Red Ted (Tedros) Adhanom, the mad Marxist running the WHO, didn’t even want to test HCQ as a cure for Covid, despite concrete evidence that it was effective against the new virus. When Professor Didier Raoult, a Gallic wizard with an uncanny resemblance to Getafix in the Asterix and Obelix books, unlocked the magical potency of HCQ by combining it with AZM, it should have been, as he said, fin de partie, game over.

But the enemies of HCQ were just warming up.

Lancetgate revealed that a company called Surgisphere had manufactured fake data to claim, wrongly as it turned out, that the combination of HCQ and AZM was in fact a killer. The results were published in the once highly-respected British medical journal, the Lancet, but it was the peer review conducted on Twitter that uncovered the fraud and forced a retraction. Britons were subjected to an even worse fate; a massive dose of HCQ which was described by a leading French authority on infectious diseases as ‘super toxic.’

This black comedy would be amusing if it weren’t for the fact that on 21 March, when Trump first promoted HCQ + AZM, there had only been 376 deaths in the US and as of 5 July there have been 132,601. Almost all of those deaths, arguably,  were avoidable. Treated early, even centenarians in nursing homes with several co-morbidities have survived. A safe vaccine would be nice but is not essential. We can live with a treatable virus — work, study, travel, go to concerts, sports arenas, houses of worship — and get on with our lives.

Trump has been spectacularly vindicated yet that is unlikely to put an end to the shenanigans of Big Pharma, Big Media and Big Partisans who have no interest in letting him get back to making America great again.

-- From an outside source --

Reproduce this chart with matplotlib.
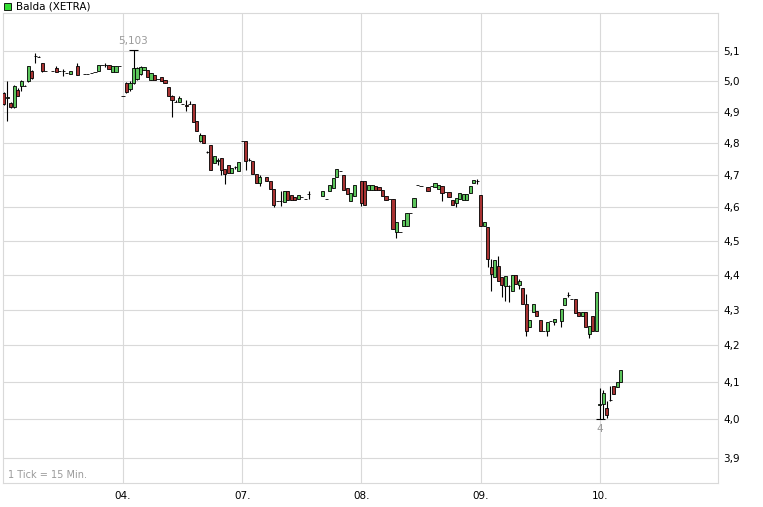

Meanwhile, in a fascinating report in the UK’s Sunday Times this week, Peter Daszak, the President of EcoHealth Alliance and a close collaborator with the Wuhan Institute of Virology, has confirmed that the closest relative of Sars-Cov-2 — which up to now has been called RaTG13 — is actually a deadly virus called RaBtCoV/4991 that killed three Chinese miners in Yunnan Province, and was identified by China’s ‘Bat Woman’ Shi Zhengli. This would not come as any surprise to those who read ‘China’s Frankenstein Virus’, also by Rebecca Weisser, in these pages on 30 May. Daszak claimed to the Sunday Times that there was ‘no significance in the renaming’ and the virus ‘was just one of the 16,000 bats we sampled.’ This is absurd. As Weisser wrote, when Zhengli published a paper in Nature in February on the origins of Sars-Cov-2, her failure to link it to the deadly mine virus was ‘unprofessional and inexplicable.’ Weisser observed that RaTG13 had the unmistakeable capacity to infect humans via ACE2 and its discovery was as significant as that of the two viruses Zhengli also discovered that year and for which she received international acclaim. Weisser noted that Zhengli might have simply renamed RaBtCov/4991 and that RaTG13 might not even exist. Now we know that’s true. As Weisser suggested, the invented name might be part of a Chinese cover up to create the illusion that the Covid-19 virus has a natural origin rather than being an evil mutant that leaked from a lab.